Your task. Skipping all pictures, set down the lines of the listing from the first through the one with "from matplotlib.font_manager import".

━━━━━━━━━━

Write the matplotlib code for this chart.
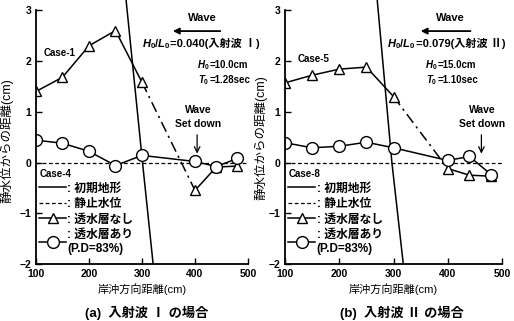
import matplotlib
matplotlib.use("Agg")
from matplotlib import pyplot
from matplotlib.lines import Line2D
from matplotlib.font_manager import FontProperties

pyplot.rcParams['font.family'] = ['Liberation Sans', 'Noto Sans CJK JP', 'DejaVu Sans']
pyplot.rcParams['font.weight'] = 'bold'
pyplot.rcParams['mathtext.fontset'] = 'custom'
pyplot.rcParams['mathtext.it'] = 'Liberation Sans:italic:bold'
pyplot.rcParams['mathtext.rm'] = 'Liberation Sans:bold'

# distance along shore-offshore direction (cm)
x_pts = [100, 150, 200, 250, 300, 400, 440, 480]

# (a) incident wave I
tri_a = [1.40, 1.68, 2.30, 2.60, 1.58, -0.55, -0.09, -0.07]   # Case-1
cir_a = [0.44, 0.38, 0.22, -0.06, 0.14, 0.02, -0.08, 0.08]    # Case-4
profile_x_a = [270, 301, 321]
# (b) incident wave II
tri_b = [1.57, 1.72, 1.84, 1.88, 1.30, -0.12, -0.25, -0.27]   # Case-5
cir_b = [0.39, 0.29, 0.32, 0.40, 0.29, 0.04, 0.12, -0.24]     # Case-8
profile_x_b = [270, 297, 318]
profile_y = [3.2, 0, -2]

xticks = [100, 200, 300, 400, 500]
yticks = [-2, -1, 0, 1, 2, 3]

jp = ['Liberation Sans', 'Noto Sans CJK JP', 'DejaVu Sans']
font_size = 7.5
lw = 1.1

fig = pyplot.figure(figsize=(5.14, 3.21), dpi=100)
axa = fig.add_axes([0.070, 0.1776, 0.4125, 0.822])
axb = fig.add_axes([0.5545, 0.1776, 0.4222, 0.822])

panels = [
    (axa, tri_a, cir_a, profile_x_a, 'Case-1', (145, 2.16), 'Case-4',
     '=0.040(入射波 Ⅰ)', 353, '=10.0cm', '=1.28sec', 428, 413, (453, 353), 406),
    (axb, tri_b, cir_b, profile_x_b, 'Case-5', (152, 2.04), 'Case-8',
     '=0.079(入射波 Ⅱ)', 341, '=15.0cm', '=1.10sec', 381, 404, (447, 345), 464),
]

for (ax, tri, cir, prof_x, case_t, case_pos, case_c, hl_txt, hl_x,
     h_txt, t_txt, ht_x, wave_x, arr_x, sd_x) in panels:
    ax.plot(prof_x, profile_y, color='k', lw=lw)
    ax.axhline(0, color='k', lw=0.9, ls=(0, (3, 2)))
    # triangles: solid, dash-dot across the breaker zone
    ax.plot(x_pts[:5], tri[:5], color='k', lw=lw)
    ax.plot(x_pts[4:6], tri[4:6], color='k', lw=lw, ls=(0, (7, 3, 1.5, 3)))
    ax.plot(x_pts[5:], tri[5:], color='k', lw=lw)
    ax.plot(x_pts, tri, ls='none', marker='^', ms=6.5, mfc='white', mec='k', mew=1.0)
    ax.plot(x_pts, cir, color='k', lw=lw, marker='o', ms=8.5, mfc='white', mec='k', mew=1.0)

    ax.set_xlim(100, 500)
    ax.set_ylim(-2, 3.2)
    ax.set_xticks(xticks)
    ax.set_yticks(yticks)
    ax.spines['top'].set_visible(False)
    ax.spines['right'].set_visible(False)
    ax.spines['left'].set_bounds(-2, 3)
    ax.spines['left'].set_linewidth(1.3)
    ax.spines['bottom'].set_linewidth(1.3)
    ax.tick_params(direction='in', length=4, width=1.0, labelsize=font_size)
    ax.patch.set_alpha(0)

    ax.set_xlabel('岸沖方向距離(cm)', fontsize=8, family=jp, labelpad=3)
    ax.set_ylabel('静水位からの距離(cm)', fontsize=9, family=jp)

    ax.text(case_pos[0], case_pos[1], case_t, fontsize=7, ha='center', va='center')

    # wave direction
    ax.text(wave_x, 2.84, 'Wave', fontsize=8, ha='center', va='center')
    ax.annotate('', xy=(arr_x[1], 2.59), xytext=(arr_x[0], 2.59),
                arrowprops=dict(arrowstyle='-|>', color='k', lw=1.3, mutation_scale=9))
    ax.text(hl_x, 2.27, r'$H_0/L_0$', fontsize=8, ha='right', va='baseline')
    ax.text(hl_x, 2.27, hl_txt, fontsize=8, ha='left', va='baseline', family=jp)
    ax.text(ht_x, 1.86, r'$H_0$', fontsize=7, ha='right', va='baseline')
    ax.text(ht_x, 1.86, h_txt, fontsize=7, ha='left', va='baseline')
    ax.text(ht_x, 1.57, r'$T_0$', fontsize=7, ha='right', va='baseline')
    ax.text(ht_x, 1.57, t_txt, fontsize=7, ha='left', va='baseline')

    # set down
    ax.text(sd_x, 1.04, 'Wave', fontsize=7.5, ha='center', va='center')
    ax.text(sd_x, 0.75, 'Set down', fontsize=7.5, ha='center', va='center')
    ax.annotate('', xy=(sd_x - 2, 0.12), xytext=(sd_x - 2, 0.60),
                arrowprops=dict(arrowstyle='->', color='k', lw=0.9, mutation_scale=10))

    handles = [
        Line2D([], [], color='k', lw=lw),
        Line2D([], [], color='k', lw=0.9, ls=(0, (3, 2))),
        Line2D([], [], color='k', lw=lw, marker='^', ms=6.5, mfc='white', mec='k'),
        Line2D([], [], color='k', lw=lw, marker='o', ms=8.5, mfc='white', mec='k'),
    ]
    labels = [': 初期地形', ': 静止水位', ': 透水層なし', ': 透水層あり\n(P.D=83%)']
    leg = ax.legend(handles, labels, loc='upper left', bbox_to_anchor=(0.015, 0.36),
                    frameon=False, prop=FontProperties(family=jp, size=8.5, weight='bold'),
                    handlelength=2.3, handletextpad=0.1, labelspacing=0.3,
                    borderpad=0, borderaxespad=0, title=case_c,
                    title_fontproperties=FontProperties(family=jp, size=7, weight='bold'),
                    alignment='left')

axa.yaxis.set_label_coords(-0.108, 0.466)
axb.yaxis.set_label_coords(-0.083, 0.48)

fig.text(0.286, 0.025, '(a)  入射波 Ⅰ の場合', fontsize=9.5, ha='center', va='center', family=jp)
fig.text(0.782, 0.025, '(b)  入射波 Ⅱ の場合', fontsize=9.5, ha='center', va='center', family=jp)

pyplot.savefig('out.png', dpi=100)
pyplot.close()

━━━━━━━━━━

Final answer.
Write the matplotlib code for this chart.
import matplotlib
matplotlib.use("Agg")
from matplotlib import pyplot
from matplotlib.lines import Line2D
from matplotlib.font_manager import FontProperties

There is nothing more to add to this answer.